Yogyakarta – Moderasi harus menjadi proses pengarusutamaan dalam gerakan melawan radikalisme dan terorisme di Indonesia. Pasalnya moderasi itu memiliki landasan yang kuat di Indonesia dengan keberadaan Pancasila.
“Moderasi dan sikap moderat termaktub dalam nilai-nilai Islam dalam surat Al-Baqarah 143 dan Ali Imron 110. Idealisasi masyarakat utama itulah yang terbaik yaitu keseimbangan dalam pandangan keagamaan, kemasyarakatan, keduniawian, keakhiratan, dan berbagai sikap tindakan. Artinya secara teologis, Islam agama washatiyah atau penahan,” kata Ketua Umum Pengurus Pusat (PP) Muhammadiyah Prof. Dr. Haedar Nashir, Msi, saat membuka sarasehan “Meneguhkan Moderatisme Islam: Pencegahan Radikalisme Terorisme di Kalangan Dosen dan Mahasiswa Muhammadiyah” secara daring di Yogyakarta, Kamis (19/11/2020).

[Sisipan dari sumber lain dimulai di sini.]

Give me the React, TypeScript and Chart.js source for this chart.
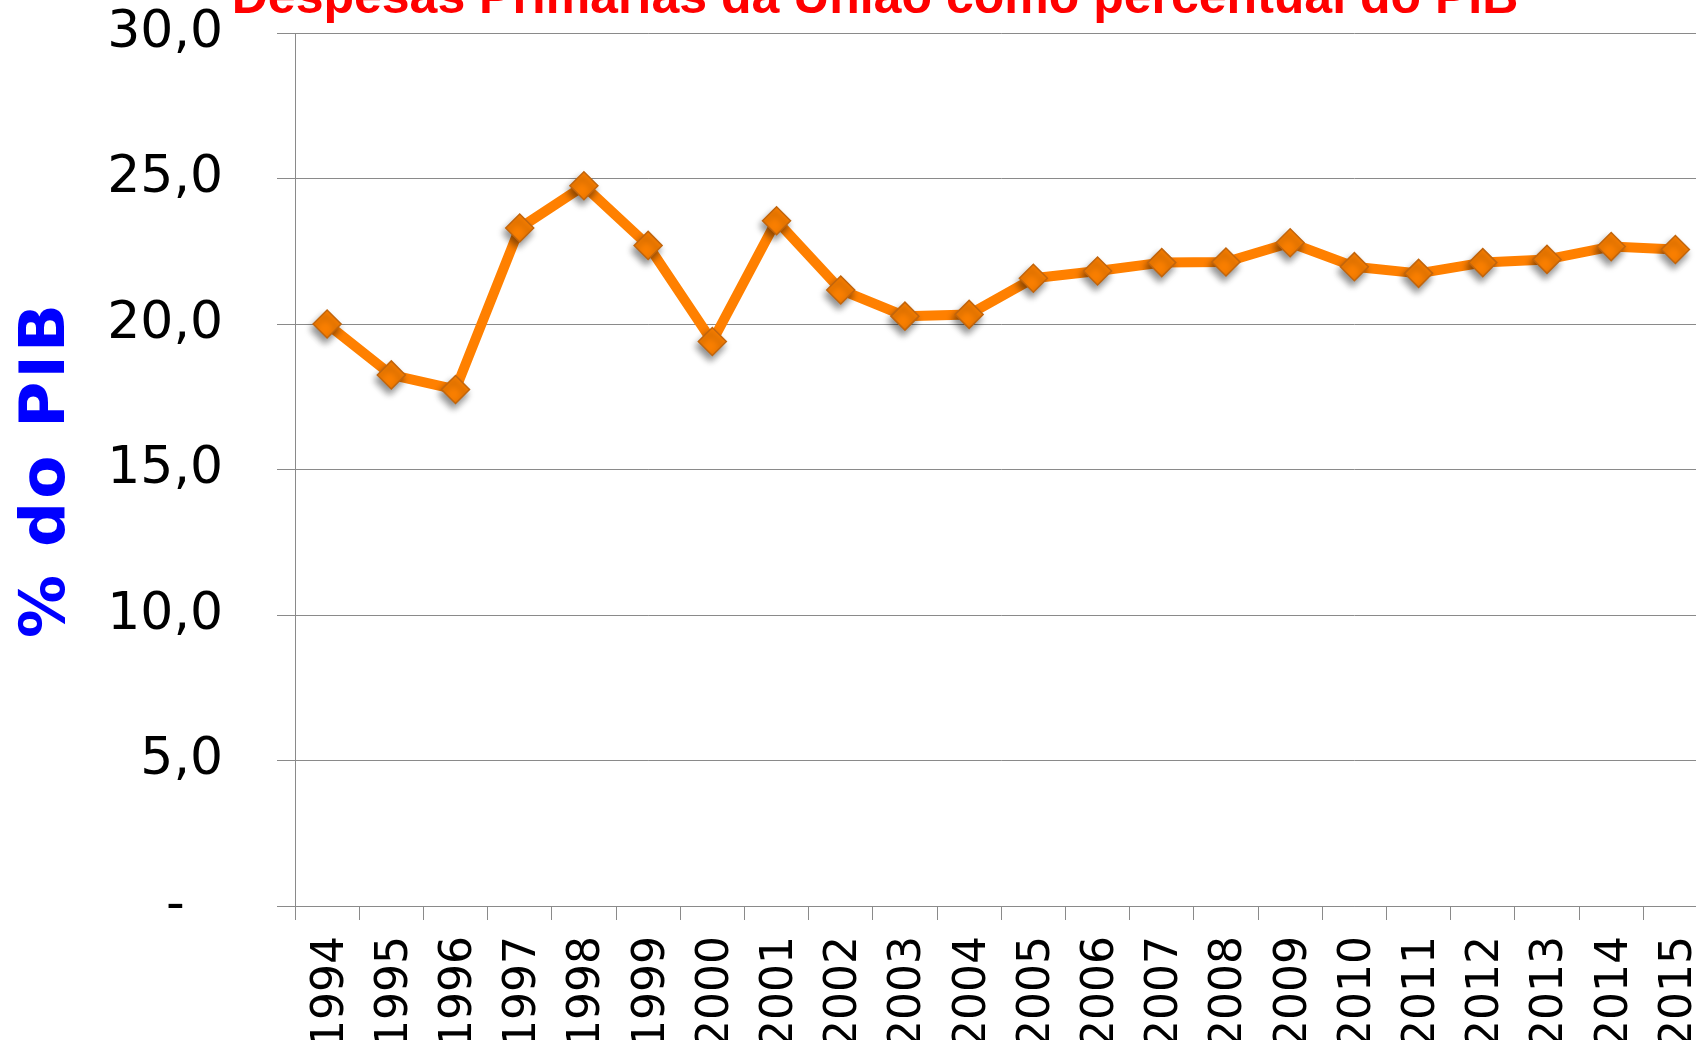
import React, { useEffect, useRef } from 'react';
import { Chart, registerables } from 'chart.js';

Chart.register(...registerables);

// ---- Data ----
const years = [
  '1994', '1995', '1996', '1997', '1998', '1999', '2000', '2001', '2002', '2003', '2004',
  '2005', '2006', '2007', '2008', '2009', '2010', '2011', '2012', '2013', '2014', '2015',
];
const despesasPctPib = [
  20.0, 18.25, 17.75, 23.3, 24.75, 22.7, 19.4, 23.55, 21.17, 20.27, 20.33,
  21.57, 21.82, 22.11, 22.13, 22.79, 21.97, 21.74, 22.11, 22.22, 22.66, 22.56,
];
const yTickValues = [0, 5, 10, 15, 20, 25, 30];
const yTickLabels = ['-  \u200a', '5,0', '10,0', '15,0', '20,0', '25,0', '30,0'];
const chartTitle = 'Despesas Primárias da União como percentual do PIB';
const yAxisTitle = '% do PIB';

const titlePlugin = {
  id: 'cutTitle',
  afterDraw(chart: any) {
    const ctx = chart.ctx;
    ctx.save();
    ctx.font = 'bold 50px "Liberation Sans", Arial, sans-serif';
    ctx.fillStyle = '#FF0000';
    ctx.textAlign = 'center';
    ctx.textBaseline = 'alphabetic';
    ctx.fillText(chartTitle, 875, 13);
    ctx.restore();

    // y axis title
    ctx.save();
    ctx.translate(64, (chart.chartArea.top + chart.chartArea.bottom) / 2);
    ctx.rotate(-Math.PI / 2);
    ctx.font = 'bold 63px "DejaVu Sans", sans-serif';
    (ctx as any).letterSpacing = '3px';
    ctx.fillStyle = '#0000FF';
    ctx.textAlign = 'center';
    ctx.textBaseline = 'alphabetic';
    ctx.fillText(yAxisTitle, 0, 0);
    ctx.restore();
  },
};

const markerShadowPlugin = {
  id: 'markerShadow',
  beforeDatasetDraw(chart: any, args: any) {
    if (args.index !== 0) return;
    const ctx = chart.ctx;
    ctx.save();
    ctx.shadowColor = 'rgba(0,0,0,0.45)';
    ctx.shadowBlur = 7;
    ctx.shadowOffsetX = -2;
    ctx.shadowOffsetY = 5;
  },
  afterDatasetDraw(chart: any, args: any) {
    if (args.index !== 0) return;
    chart.ctx.restore();
  },
};

export default function App() {
  const canvasRef = useRef<HTMLCanvasElement | null>(null);

  useEffect(() => {
    const canvas = canvasRef.current;
    if (!canvas) return;
    const gridColor = '#8a8a8a';
    const chart = new Chart(canvas, {
      type: 'line',
      data: {
        labels: years,
        datasets: [
          {
            label: 'markers',
            data: despesasPctPib,
            showLine: false,
            pointStyle: 'rectRot',
            pointRadius: 14,
            pointBackgroundColor: '#FA7F00',
            pointBorderColor: '#C2650C',
            pointBorderWidth: 1.5,
            order: 0,
          },
          {
            label: 'line',
            data: despesasPctPib,
            borderColor: '#FF8000',
            borderWidth: 10,
            borderJoinStyle: 'round',
            borderCapStyle: 'round',
            pointRadius: 0,
            tension: 0,
            fill: false,
            order: 1,
          },
        ],
      },
      options: {
        animation: false,
        responsive: false,
        devicePixelRatio: 1,
        layout: { padding: { top: 33, right: 0, bottom: 0, left: 0 } },
        plugins: {
          legend: { display: false },
          tooltip: { enabled: false },
          title: { display: false },
        },
        scales: {
          x: {
            type: 'category',
            offset: true,
            grid: {
              offset: true,
              drawOnChartArea: false,
              drawTicks: true,
              tickLength: 14,
              color: gridColor,
              lineWidth: 1,
            },
            border: { display: true, color: gridColor, width: 1 },
            ticks: {
              autoSkip: false,
              maxRotation: 90,
              minRotation: 90,
              padding: 16,
              labelOffset: 4,
              color: '#000000',
              font: { family: '"DejaVu Sans", sans-serif', size: 44 },
            },
            afterFit: (scale: any) => {
              scale.height = 134;
              scale.paddingLeft = 0;
              scale.paddingRight = 0;
            },
          },
          y: {
            min: 0,
            max: 30,
            grid: {
              color: gridColor,
              lineWidth: 1,
              drawTicks: true,
              tickLength: 18,
            },
            border: { display: true, color: gridColor, width: 1 },
            ticks: {
              stepSize: 5,
              padding: 54,
              color: '#000000',
              font: { family: '"DejaVu Sans", sans-serif', size: 52 },
              callback: (value: any) => {
                const i = yTickValues.indexOf(Number(value));
                return i >= 0 ? yTickLabels[i] : '';
              },
            },
            afterFit: (scale: any) => {
              scale.width = 295;
              scale.paddingTop = 0;
              scale.paddingBottom = 0;
            },
          },
        },
      },
      plugins: [markerShadowPlugin, titlePlugin],
    } as any);
    return () => chart.destroy();
  }, []);

  return (
    <div
      style={{
        position: 'absolute',
        left: 0,
        top: 0,
        width: 1696,
        height: 1040,
        overflow: 'hidden',
        background: '#ffffff',
      }}
    >
      <canvas
        ref={canvasRef}
        width={1723}
        height={1040}
        style={{ display: 'block', width: 1723, height: 1040 }}
      />
    </div>
  );
}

Haedar menjelaskan, moderasi mempunyai pijakan kepada culture atau budaya Indonesia. Selain itu, masyarakat Indonesia secara umum di berbagai etnis dasarnya adalah moderat. Ia mengutip tulisan Esposito, bahwa pengaruh iklim tropis dimana perubahan musim hujan dan kemarau tidak ekstrem memberi corak pada watak masyarakat Indonesia yang terdiri dari berbagai corak agama, suku, bahasa, dan lain-lain.
Selain itu, proses akulturasi bangsa Indonesia, termasuk yang irisannya dengan agama, memang berjalan secara moderat. Dulu msyarakat Indonesia dari aspek agama begitu kuat di dunia, lalu pada abad ke-13 jadi masyarakat mayoritas muslim.
“Peralihan itu berjalan damai, kultural, tidak ada proses desktruksi yang membawa konflik budaya. Ketika kita melakukan usaha moderat, ya komptibel dengan kebudayaah bangsa, pandangan keagamaan, kedua kompatibel dengan kebudayaan kita yang moderat. Juga didalamnya dengan struktur masyarakat indonesia yang moderat. Maka landasannya kokoh kalau kita mau melakukan moderasi,” papar Haedar.
Secara ideologi politik, lanjut Haedra, Indonesia mempunyai landasan kokoh pada Pancasila. Pancasila adalah kesepakatan nasional dan merupakan titik temu banyak aliran, ideologi, dan pandangan.
“Artinya negara bisa mengkonstruksi moderasi punya landasan kuat pada Pancasila,” tuturnya.
Ia mengakui, moderasi memang mungkin lambat, seperti juga demokrasi yang perlu waktu lama. Menurutnya, demokrasi sebenarnya bukan politik ideologi, tetapi punya keburukan yang sedikit dibandingkan yang lain. Tapi itu sudah menjadi pilihan bagi bangsa Indonesia yang moderat.
Sarasehan itu dibagi dalam dua sesi. Sesi pertama menghadirkan narasumber Direktur Pencegahan BNPT Brigjen Pol. R. Ahmad Nurwakhid, SE, MM, Direktur Deradikalisasi BNPT Prof. Dr. Irfan Idris, MA, sosiolog UGM M. Najib Azca, PhD, dan Majelis Dikti PP Muhammadiyah Prof. Dr. Abdul Munir Mulkan.
Sementara sesi kedua menghadirkan Wakil Sekretaris Umum PP Muhammadiyah Dr. Agung Danarto, MAg, dosen FISIP UIN Syarif Hidayatullah Dr. Chaeder Bamualim, MA, anggota MKS PP Asyiyah Dr. (Cand) Sri Roviana, MA, dan Dosen Pascasarjana UMY Dr. Mega Hidayati, MA.